WRITTEN REQUEST.
Line by line, repeat the data below exactly, beginning at the first line and ending at the line with "return (H - B - py) / PH". Omit pictures.
--- Start ---
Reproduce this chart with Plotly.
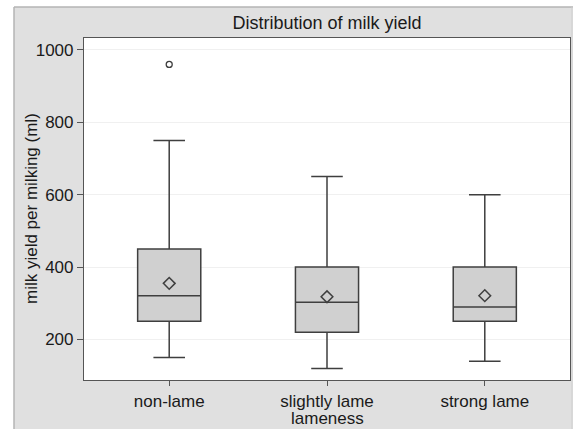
import plotly.graph_objects as go

categories = ["non-lame", "slightly lame", "strong lame"]
q1 = [250, 220, 250]
median = [321, 303, 290]
q3 = [450, 400, 400]
lower_whisker = [150, 120, 140]
upper_whisker = [750, 650, 600]
means = [355, 318, 321]
outlier_cat = ["non-lame"]
outlier_val = [960]
y_ticks = [200, 400, 600, 800, 1000]

FONT = "Liberation Sans, Arial, sans-serif"
LINE = "#3f3f3f"
W, H = 573, 429
L, R, T, B = 84, 3, 38, 49
PW, PH = W - L - R, H - T - B


def px_x(px):
    return (px - L) / PW


def px_y(py):
    return (H - B - py) / PH


fig = go.Figure()
fig.add_trace(go.Box(
    x=categories, q1=q1, median=median, q3=q3,
    lowerfence=lower_whisker, upperfence=upper_whisker,
    fillcolor="#d0d0d0", line=dict(color=LINE, width=1.5),
    width=0.4, whiskerwidth=0.5, boxpoints=False, showlegend=False,
))
fig.add_trace(go.Scatter(
    x=categories, y=means, mode="markers",
    marker=dict(symbol="diamond-open", size=9, color=LINE, line=dict(width=1.5, color=LINE)),
    showlegend=False,
))
fig.add_trace(go.Scatter(
    x=outlier_cat, y=outlier_val, mode="markers",
    marker=dict(symbol="circle-open", size=6, color=LINE, line=dict(width=1.3, color=LINE)),
    showlegend=False,
))

# white strips outside the gray frame (paper is gray)
fig.add_shape(type="rect", xref="paper", yref="paper",
              x0=px_x(-5), x1=px_x(14), y0=px_y(440), y1=px_y(-5),
              fillcolor="white", line=dict(width=0), layer="below")
fig.add_shape(type="rect", xref="paper", yref="paper",
              x0=px_x(-5), x1=px_x(580), y0=px_y(7), y1=px_y(-5),
              fillcolor="white", line=dict(width=0), layer="below")
# frame border lines
fig.add_shape(type="line", xref="paper", yref="paper",
              x0=px_x(14), x1=px_x(14), y0=px_y(440), y1=px_y(7),
              line=dict(color="#b4b4b4", width=1.5), layer="below")
fig.add_shape(type="line", xref="paper", yref="paper",
              x0=px_x(14), x1=px_x(580), y0=px_y(7), y1=px_y(7),
              line=dict(color="#b4b4b4", width=1.5), layer="below")
fig.add_shape(type="line", xref="paper", yref="paper",
              x0=px_x(572), x1=px_x(572), y0=px_y(440), y1=px_y(7),
              line=dict(color="#cfcfcf", width=1), layer="below")

fig.add_annotation(text="milk yield per milking (ml)", xref="paper", yref="paper",
                   x=px_x(31), y=0.5, textangle=-90, showarrow=False,
                   xanchor="center", yanchor="middle",
                   font=dict(family=FONT, size=17, color="#1a1a1a"))
fig.add_annotation(text="lameness", xref="paper", yref="paper",
                   x=0.5, y=px_y(419), showarrow=False, yanchor="middle",
                   font=dict(family=FONT, size=17, color="#1a1a1a"))

fig.update_layout(
    width=W, height=H,
    margin=dict(l=L, r=R, t=T, b=B, autoexpand=False),
    paper_bgcolor="#e0e0e0", plot_bgcolor="white",
    title=dict(text="Distribution of milk yield", x=(327 / W), xanchor="center",
               y=1 - 23 / H, yanchor="middle", yref="container",
               font=dict(family=FONT, size=18, color="#1a1a1a")),
    font=dict(family=FONT, size=17, color="#1a1a1a"),
)
fig.update_xaxes(type="category", range=[-0.54, 2.54], showline=True, mirror=True,
                 linecolor="#555555", linewidth=1.2, ticks="outside", ticklen=5,
                 tickcolor="#555555", showgrid=False, zeroline=False,
                 tickfont=dict(family=FONT, size=17, color="#1a1a1a"))
fig.update_yaxes(range=[88, 1033], tickvals=y_ticks, showline=True, mirror=True,
                 linecolor="#555555", linewidth=1.2, ticks="outside", ticklen=6,
                 tickcolor="#555555", showgrid=True, gridcolor="#f0f0f0", zeroline=False,
                 tickfont=dict(family=FONT, size=17, color="#1a1a1a"))

fig.write_html("out.html", config={"displayModeBar": False},
               post_script="document.body.style.margin='0';document.body.style.overflow='hidden';")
--- End ---
ANSWER TO THE EXERCISE.
Reproduce this chart with Plotly.
import plotly.graph_objects as go

categories = ["non-lame", "slightly lame", "strong lame"]
q1 = [250, 220, 250]
median = [321, 303, 290]
q3 = [450, 400, 400]
lower_whisker = [150, 120, 140]
upper_whisker = [750, 650, 600]
means = [355, 318, 321]
outlier_cat = ["non-lame"]
outlier_val = [960]
y_ticks = [200, 400, 600, 800, 1000]

FONT = "Liberation Sans, Arial, sans-serif"
LINE = "#3f3f3f"
W, H = 573, 429
L, R, T, B = 84, 3, 38, 49
PW, PH = W - L - R, H - T - B


def px_x(px):
    return (px - L) / PW


def px_y(py):
    return (H - B - py) / PH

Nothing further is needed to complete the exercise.